道では、湯の川交差点付近の渋滞対策を解消するため、バイパスとなる都市計画道路3・4・47文教通の事業に平成19年から着手したところです。
また、「新外環状道路」の最初のICである赤川インターの供用に併せ効果を発揮すべく、都市計画道路3・3・20放射2号の整備を進めています。
さらに、都市内道路網の充実に向け、都市計画道路3・4・103本通富岡通の国道5号までの整備を平成20年中の完成を目指して進めています。
災害に強い道づくり
地形上の理由から海岸線を結ぶ道道には、越波や落石などの被害が多い区間があり、通行止めにより孤立化する集落もあります。
また、現在は小康状態ですが活火山の駒ヶ岳があり、噴火に備えた避難路の確保などの対策が必要となっています。
そのため、孤立集落、危険箇所の解消、駒ヶ岳関連避難路の整備など、道民の安全・安心のため積極的な対策に取り組んでいます。
道道江差木古内線の早瀬トンネルは、地すべり災害を契機として平成19年度に着手しましたが、完成により、落石のおそれのある箇所を回避することができ、より安全に通行ができるほか、大雨による通行止めや狭くて急カーブの区間の解消が図られます。
道道大沼公園鹿部線は、国道5号と観光地の大沼地区、鹿部町とを結ぶアクセス道路ですが、駒ヶ岳噴火時の避難路でもあり、線形改良や拡幅など隘路の解消に向けて、整備を進めているところです。
また、日本海に面する道道北檜山大成線は、国が整備中の開発道路区間と合わせて全線完成の際には、山周りの国道229号の迂回路として、地域間交流の活性化、災害による孤立地域の解消、「追分ソーランライン」の延長などの効果が期待されます。

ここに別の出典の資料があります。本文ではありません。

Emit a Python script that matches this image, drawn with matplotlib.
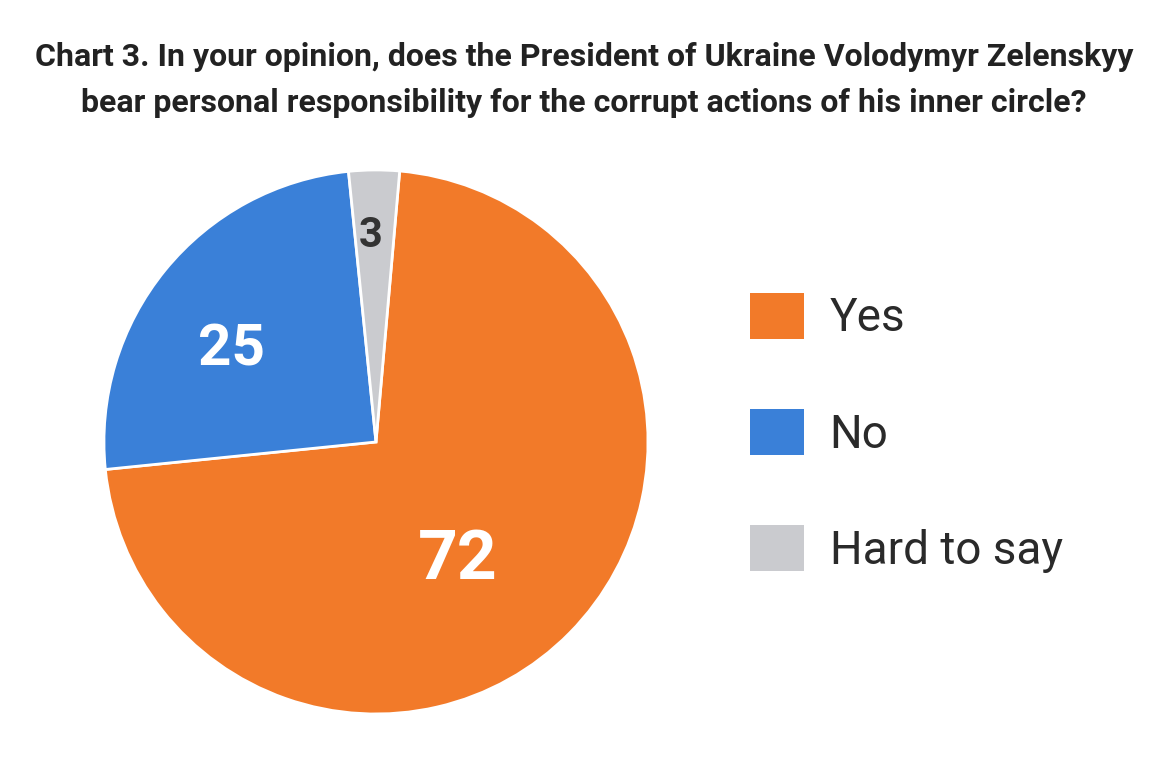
import numpy as np
import matplotlib
matplotlib.use("Agg")
import matplotlib.pyplot as plt
from matplotlib.patches import Patch

# datos
categorias = ["Yes", "No", "Hard to say"]
valores = [72, 25, 3]
colores = ["#F27A29", "#3A80D8", "#CACBCF"]
titulo = ("Chart 3. In your opinion, does the President of Ukraine Volodymyr Zelenskyy\n"
          "bear personal responsibility for the corrupt actions of his inner circle?")

plt.rcParams['font.family'] = ['Roboto', 'DejaVu Sans']

fig = plt.figure(figsize=(11.68, 7.84), dpi=100)
fig.patch.set_facecolor("white")

ax = fig.add_axes([0.089, 0.0893, 0.4658, 0.6939])
wedges, _ = ax.pie(valores, colors=colores, startangle=85, counterclock=False,
                   radius=1, wedgeprops=dict(edgecolor="white", linewidth=2))
ax.set_xlim(-1, 1)
ax.set_ylim(-1, 1)
ax.set_aspect("auto")
ax.axis("off")

# etiquetas dentro de cada porcion (angulo, radio)
ang_lbl = [-55.5, 147.4, 91.5]
radios = [0.53, 0.63, 0.76]
tamanos = [50, 42, 30]
col_txt = ["white", "white", "#333333"]
for v, a, r, s, c in zip(valores, ang_lbl, radios, tamanos, col_txt):
    ang = np.deg2rad(a)
    ax.text(r * np.cos(ang), r * np.sin(ang), str(v), ha="center", va="center",
            fontsize=s, fontweight="bold", color=c)

fig.text(0.5, 0.898, titulo, ha="center", va="center", fontsize=23,
         fontweight="bold", color="#222222", linespacing=1.7)

handles = [Patch(facecolor=c, edgecolor="none") for c in colores]
leg = fig.legend(handles, categorias, loc="center left", bbox_to_anchor=(0.607, 0.448),
                 frameon=False, fontsize=33, handlelength=1.17, handleheight=1.17,
                 labelspacing=1.5, handletextpad=0.56, labelcolor="#2a2a2a")

fig.savefig("out.png", dpi=100)
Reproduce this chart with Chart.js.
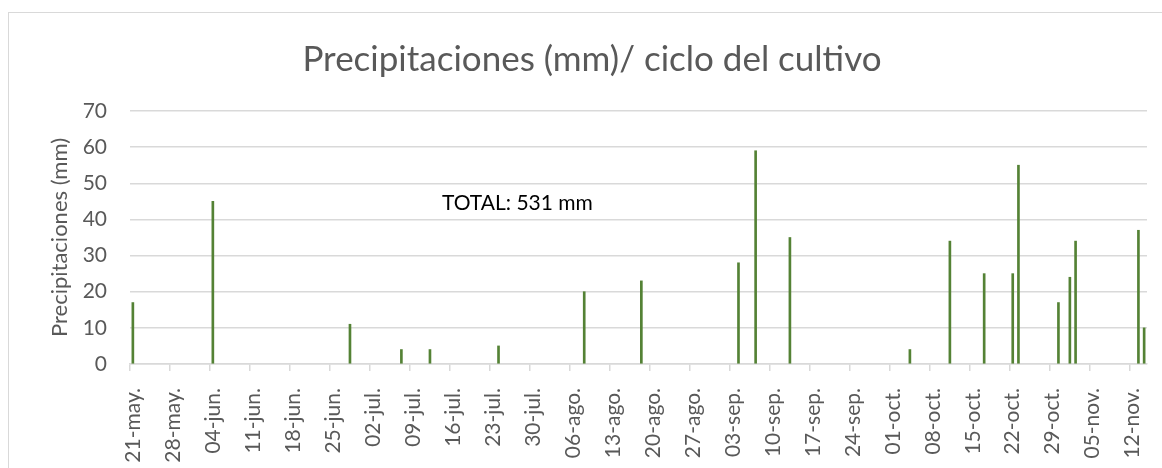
<!DOCTYPE html>
<html>
<head>
<meta charset="utf-8">
<script src="https://cdn.jsdelivr.net/npm/chart.js@4"></script>
<style>
  html, body { margin: 0; padding: 0; background: #ffffff; }
  #wrap { position: relative; width: 1162px; height: 468px; overflow: hidden; }
  #frame { position: absolute; left: 8px; top: 12px; width: 1200px; height: 520px; border: 1px solid #d9d9d9; box-sizing: border-box; }
  #c { position: absolute; left: 0; top: 0; }
</style>
</head>
<body>
<div id="wrap">
  <div id="frame"></div>
  <canvas id="c" width="1162" height="468"></canvas>
</div>
<script>
// ---- data ----
const chartTitle = 'Precipitaciones (mm)/ ciclo del cultivo';
const yAxisTitle = 'Precipitaciones (mm)';
const totalLabel = 'TOTAL: 531 mm';
const firstDay = '2021-05-21';
const lastDay = '2021-11-14';
const monthAbbr = ['ene.', 'feb.', 'mar.', 'abr.', 'may.', 'jun.', 'jul.', 'ago.', 'sep.', 'oct.', 'nov.', 'dic.'];
const rainDates = ['21-may.', '04-jun.', '28-jun.', '07-jul.', '12-jul.', '24-jul.',
                   '08-ago.', '18-ago.', '04-sep.', '07-sep.', '13-sep.',
                   '04-oct.', '11-oct.', '17-oct.', '22-oct.', '23-oct.', '30-oct.',
                   '01-nov.', '02-nov.', '13-nov.', '14-nov.'];
const rainMm = [17, 45, 11, 4, 4, 5,
                20, 23, 28, 59, 35,
                4, 34, 25, 25, 55, 17,
                24, 34, 37, 10];
const yTicks = [0, 10, 20, 30, 40, 50, 60, 70];
const tickEveryDays = 7;

// ---- build daily categories and series (days without rain left empty) ----
function fmt(d) {
  const dd = String(d.getUTCDate()).padStart(2, '0');
  return dd + '-' + monthAbbr[d.getUTCMonth()];
}
const categories = [];
for (let d = new Date(firstDay + 'T00:00:00Z'); d <= new Date(lastDay + 'T00:00:00Z'); d = new Date(d.getTime() + 86400000)) {
  categories.push(fmt(d));
}
const dailyRain = categories.map(c => {
  const k = rainDates.indexOf(c);
  return k >= 0 ? rainMm[k] : null;
});

const FONT = 'Lato, "Open Sans", sans-serif';
const GREY = '#595959';
const GRID = '#d9d9d9';

const textPlugin = {
  id: 'extraText',
  afterDraw(chart, args, opts) {
    const ctx = chart.ctx;
    ctx.save();
    ctx.textBaseline = 'middle';
    ctx.font = '35px ' + FONT;
    ctx.fillStyle = GREY;
    ctx.textAlign = 'center';
    ctx.fillText(chartTitle, opts.titleX, opts.titleY);
    ctx.font = '21px ' + FONT;
    ctx.fillStyle = '#000000';
    ctx.textAlign = 'left';
    ctx.fillText(totalLabel, opts.totalX, opts.totalY);
    ctx.restore();
  }
};

new Chart(document.getElementById('c'), {
  type: 'bar',
  data: {
    labels: categories,
    datasets: [{
      data: dailyRain,
      backgroundColor: '#548235',
      borderWidth: 0,
      barThickness: 2
    }]
  },
  plugins: [textPlugin],
  options: {
    responsive: false,
    animation: false,
    devicePixelRatio: 1,
    layout: { padding: { left: 0, right: 15, top: 111, bottom: 0 } },
    plugins: {
      legend: { display: false },
      tooltip: { enabled: false },
      title: { display: false },
      extraText: { titleX: 592, titleY: 60, totalX: 442, totalY: 203 }
    },
    scales: {
      x: {
        type: 'category',
        offset: true,
        grid: {
          offset: true,
          drawOnChartArea: false,
          drawTicks: true,
          tickLength: 7,
          lineWidth: 1.5,
          color: ctx => (ctx.index % tickEveryDays === 0 && ctx.index < categories.length) ? GRID : 'rgba(0,0,0,0)'
        },
        border: { display: true, color: GRID, width: 1.5 },
        ticks: {
          autoSkip: false,
          minRotation: 90,
          maxRotation: 90,
          padding: 17,
          color: GREY,
          font: { family: FONT, size: 21 },
          callback: (v, i) => (i % tickEveryDays === 0 ? categories[i] : '')
        },
        afterFit: s => { s.height = 104; s.paddingLeft = 0; s.paddingRight = 0; }
      },
      y: {
        min: yTicks[0],
        max: yTicks[yTicks.length - 1],
        grid: { color: GRID, lineWidth: 1.5, drawTicks: false },
        border: { display: false },
        ticks: {
          stepSize: 10,
          padding: 23,
          color: GREY,
          font: { family: FONT, size: 21 }
        },
        title: {
          display: true,
          text: yAxisTitle,
          color: GREY,
          font: { family: FONT, size: 22 },
          padding: { top: 47, bottom: 0 }
        },
        afterFit: s => { s.width = 130; s.paddingTop = 0; s.paddingBottom = 0; }
      }
    }
  }
});
</script>
</body>
</html>
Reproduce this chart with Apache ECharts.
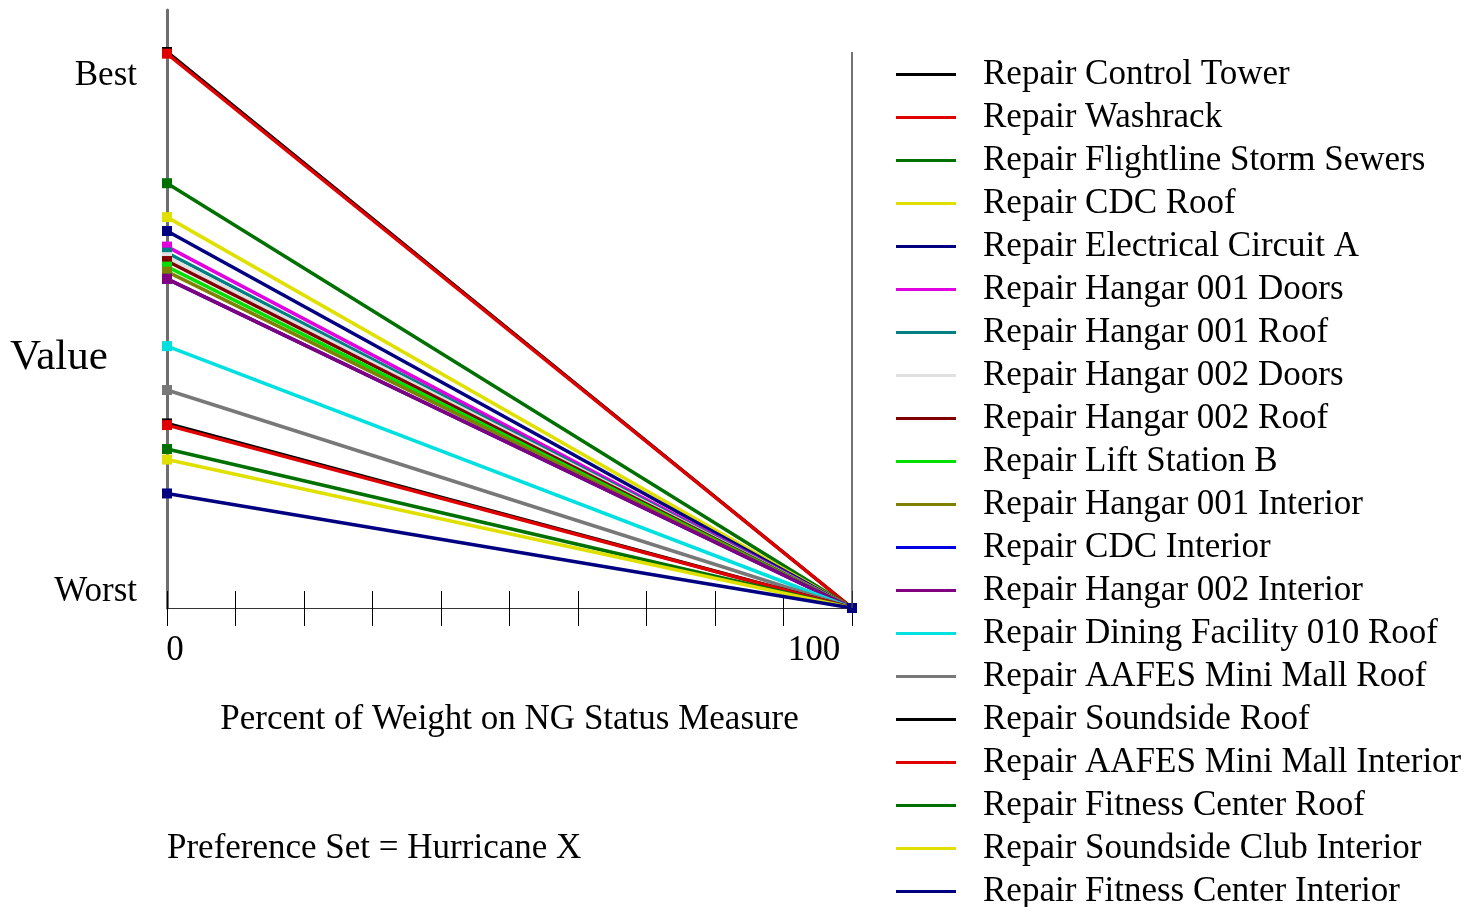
<!DOCTYPE html>
<html>
<head>
<meta charset="utf-8">
<script src="https://cdn.jsdelivr.net/npm/echarts@6/dist/echarts.min.js"></script>
<style>
html,body{margin:0;padding:0;background:#fff;}
#chart{width:1476px;height:907px;}
</style>
</head>
<body>
<div id="chart"></div>
<script>
var alternatives = [
  "Repair Control Tower",
  "Repair Washrack",
  "Repair Flightline Storm Sewers",
  "Repair CDC Roof",
  "Repair Electrical Circuit A",
  "Repair Hangar 001 Doors",
  "Repair Hangar 001 Roof",
  "Repair Hangar 002 Doors",
  "Repair Hangar 002 Roof",
  "Repair Lift Station B",
  "Repair Hangar 001 Interior",
  "Repair CDC Interior",
  "Repair Hangar 002 Interior",
  "Repair Dining Facility 010 Roof",
  "Repair AAFES Mini Mall Roof",
  "Repair Soundside Roof",
  "Repair AAFES Mini Mall Interior",
  "Repair Fitness Center Roof",
  "Repair Soundside Club Interior",
  "Repair Fitness Center Interior"
];
// value at 0% weight on NG Status Measure (0 = Worst, 1 = Best)
var valueAt0 = [1.000, 0.997, 0.764, 0.703, 0.678, 0.650, 0.639, 0.631, 0.624, 0.614,
                0.605, 0.592, 0.592, 0.471, 0.392, 0.332, 0.329, 0.286, 0.267, 0.206];
// value at 100% weight on NG Status Measure
var valueAt100 = [0, 0, 0, 0, 0, 0, 0, 0, 0, 0, 0, 0, 0, 0, 0, 0, 0, 0, 0, 0];
var weightEnds = [0, 100];
var colors = ["#000000", "#e00000", "#007000", "#e0e000", "#000080", "#e000e0", "#008080", "#e0e0e0",
              "#800000", "#00e000", "#808000", "#0000e0", "#800080", "#00e0e0", "#787878",
              "#000000", "#e00000", "#007000", "#e0e000", "#000080"];

var FONT = '"Liberation Serif", "DejaVu Serif", serif';

var series = alternatives.map(function (name, i) {
  var s = {
    name: name,
    type: 'line',
    xAxisIndex: 0,
    data: [[weightEnds[0], valueAt0[i]], [weightEnds[1], valueAt100[i]]],
    symbol: 'rect',
    symbolSize: 10,
    showSymbol: true,
    lineStyle: { width: 3.5, color: colors[i] },
    itemStyle: { color: colors[i] },
    color: colors[i],
    animation: false
  };
  if (i === 0) {
    s.markLine = {
      silent: true,
      symbol: ['none', 'none'],
      label: { show: false },
      lineStyle: { color: '#444', width: 1.5, type: 'solid' },
      data: [[{ coord: [100, 0] }, { coord: [100, 1] }]],
      animation: false
    };
  }
  return s;
});

var chart = echarts.init(document.getElementById('chart'));
chart.setOption({
  backgroundColor: '#ffffff',
  animation: false,
  grid: { left: 167, right: 624, top: 10, bottom: 299, containLabel: false, outerBoundsMode: 'none' },
  xAxis: [{
    type: 'value', min: 0, max: 100, interval: 10,
    name: 'Percent of Weight on NG Status Measure',
    nameLocation: 'middle', nameGap: 94, nameMoveOverlap: false,
    nameTextStyle: { fontFamily: FONT, fontSize: 35, color: '#000' },
    axisLine: { show: true, lineStyle: { color: '#333', width: 1 } },
    axisTick: { show: true, inside: false, length: 18, lineStyle: { color: '#000', width: 1 } },
    splitLine: { show: false },
    axisLabel: {
      show: true, margin: 25, interval: 0,
      fontFamily: FONT, fontSize: 35, color: '#000',
      formatter: function (v) {
        if (v === 0) return '{a|0}';
        if (v === 100) return '{b|100}';
        return '';
      },
      rich: {
        a: { fontFamily: FONT, fontSize: 35, color: '#000', padding: [0, 0, 0, 16] },
        b: { fontFamily: FONT, fontSize: 35, color: '#000', padding: [0, 76, 0, 0] }
      }
    }
  }, {
    type: 'value', min: 0, max: 100, interval: 10, position: 'bottom',
    axisLine: { show: false },
    axisTick: { show: true, inside: true, length: 17, lineStyle: { color: '#000', width: 1 } },
    axisLabel: { show: false },
    splitLine: { show: false }
  }],
  yAxis: [{
    type: 'value', min: 0, max: 1.0755, interval: 1,
    axisLine: { show: true, lineStyle: { color: '#6e6e6e', width: 3 } },
    axisTick: { show: false },
    splitLine: { show: false },
    axisLabel: {
      show: true, margin: 30,
      fontFamily: FONT, fontSize: 35, color: '#000',
      formatter: function (v) {
        if (Math.abs(v - 1) < 1e-9) return '{best|Best}';
        if (Math.abs(v) < 1e-9) return '{worst|Worst}';
        return '';
      },
      rich: {
        best: { fontFamily: FONT, fontSize: 35, color: '#000', padding: [48, 0, 0, 0] },
        worst: { fontFamily: FONT, fontSize: 35, color: '#000', padding: [0, 0, 32, 0] }
      }
    }
  }],
  legend: {
    orient: 'vertical',
    left: 896, top: 53,
    width: 580, height: 880,
    padding: 0,
    itemGap: 0,
    itemWidth: 60, itemHeight: 3,
    icon: 'rect',
    data: alternatives,
    textStyle: { fontFamily: FONT, fontSize: 35, color: '#000', lineHeight: 43, padding: [0, 0, 0, 22] }
  },
  graphic: [{
    type: 'text', left: 10, top: 336,
    style: { text: 'Value', font: '43px ' + FONT, fill: '#000' }
  }, {
    type: 'text', left: 167, top: 831,
    style: { text: 'Preference Set = Hurricane X', font: '35px ' + FONT, fill: '#000' }
  }],
  series: series
});
</script>
</body>
</html>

そのほか、奥尻島線では二車線化や落石対策による道路交通の確保、小谷石渡島知内停車場線及び岩部渡島福島停車場線では、越波や落石対策による通行止めの解消に向けた取組をしているところです。
終わりに
上記のとおり、管内の道路整備に向けた地域の皆様からの要望も数多くありますが、各市町や各関係機関と十分連携して、より効率的、効果的な事業執行を図りたいと考えておりますので、皆様の御理解と御協力をよろしくお願いします。